### Problem to work on
Collect each line containing "this".

start Data shown

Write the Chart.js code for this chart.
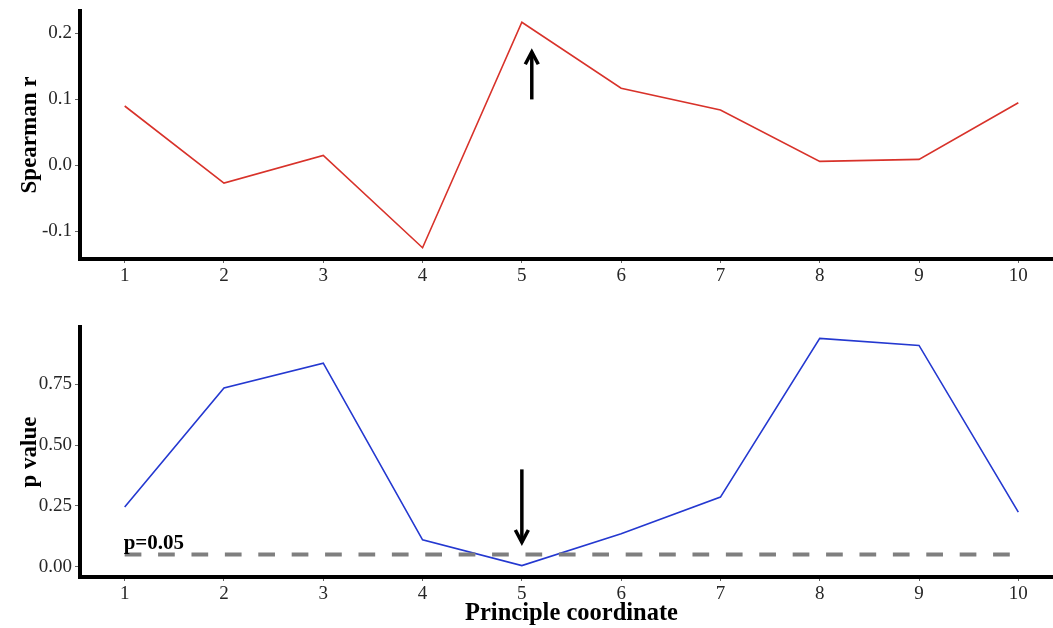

end Data shown
start Data shown

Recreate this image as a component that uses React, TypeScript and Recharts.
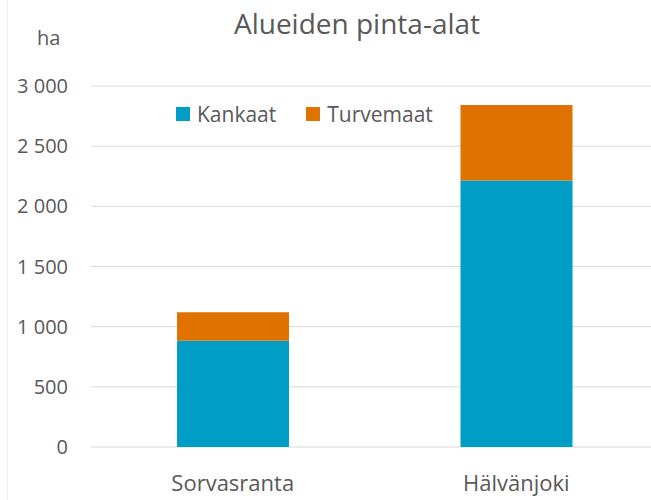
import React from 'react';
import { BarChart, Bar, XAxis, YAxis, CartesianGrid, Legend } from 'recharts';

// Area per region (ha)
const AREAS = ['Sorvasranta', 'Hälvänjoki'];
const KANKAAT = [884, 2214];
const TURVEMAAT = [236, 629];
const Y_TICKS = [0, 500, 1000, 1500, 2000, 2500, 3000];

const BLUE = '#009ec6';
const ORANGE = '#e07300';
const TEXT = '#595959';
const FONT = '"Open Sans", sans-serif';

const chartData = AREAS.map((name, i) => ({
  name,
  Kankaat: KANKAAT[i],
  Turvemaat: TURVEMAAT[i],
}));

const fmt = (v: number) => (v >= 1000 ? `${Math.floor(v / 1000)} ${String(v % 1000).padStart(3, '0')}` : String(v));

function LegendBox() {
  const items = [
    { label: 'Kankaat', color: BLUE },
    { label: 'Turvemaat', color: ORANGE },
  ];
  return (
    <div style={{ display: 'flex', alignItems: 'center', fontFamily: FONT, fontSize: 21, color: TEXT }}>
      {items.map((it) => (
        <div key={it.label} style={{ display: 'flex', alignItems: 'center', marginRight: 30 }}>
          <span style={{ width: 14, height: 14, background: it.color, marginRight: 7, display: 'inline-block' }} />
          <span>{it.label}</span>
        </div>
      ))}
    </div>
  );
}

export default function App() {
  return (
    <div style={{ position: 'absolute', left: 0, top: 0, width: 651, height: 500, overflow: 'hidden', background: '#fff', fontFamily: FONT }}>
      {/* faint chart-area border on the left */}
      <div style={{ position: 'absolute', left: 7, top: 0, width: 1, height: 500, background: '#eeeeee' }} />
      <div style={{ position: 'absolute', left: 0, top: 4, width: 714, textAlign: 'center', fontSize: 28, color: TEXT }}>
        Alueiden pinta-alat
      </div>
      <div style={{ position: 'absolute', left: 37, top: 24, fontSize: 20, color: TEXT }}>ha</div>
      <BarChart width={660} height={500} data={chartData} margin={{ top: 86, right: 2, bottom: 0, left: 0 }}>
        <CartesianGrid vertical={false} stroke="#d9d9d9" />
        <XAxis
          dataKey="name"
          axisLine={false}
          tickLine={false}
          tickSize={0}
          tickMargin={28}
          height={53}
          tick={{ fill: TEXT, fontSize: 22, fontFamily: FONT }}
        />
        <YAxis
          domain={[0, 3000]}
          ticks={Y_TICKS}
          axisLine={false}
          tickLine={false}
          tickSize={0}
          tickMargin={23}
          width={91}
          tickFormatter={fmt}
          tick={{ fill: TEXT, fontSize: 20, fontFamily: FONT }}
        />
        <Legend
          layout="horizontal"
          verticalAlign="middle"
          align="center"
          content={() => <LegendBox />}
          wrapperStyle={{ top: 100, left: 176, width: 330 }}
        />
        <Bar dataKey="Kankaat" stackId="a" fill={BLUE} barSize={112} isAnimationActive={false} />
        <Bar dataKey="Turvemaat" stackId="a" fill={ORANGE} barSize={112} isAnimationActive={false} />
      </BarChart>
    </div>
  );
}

end Data shown
start Data shown

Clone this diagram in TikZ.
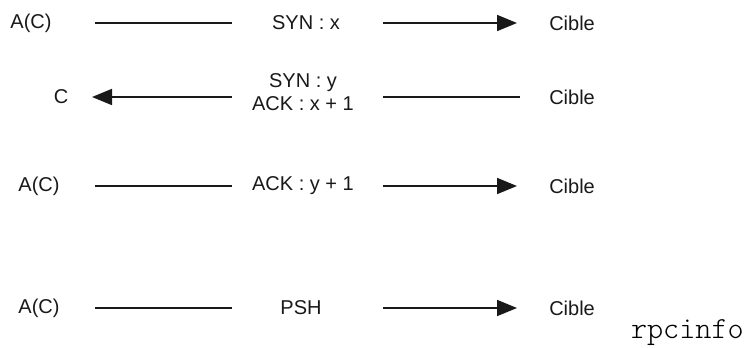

end Data shown

### Finished answer
Write the Chart.js code for this chart.
Recreate this image as a component that uses React, TypeScript and Recharts.
Clone this diagram in TikZ.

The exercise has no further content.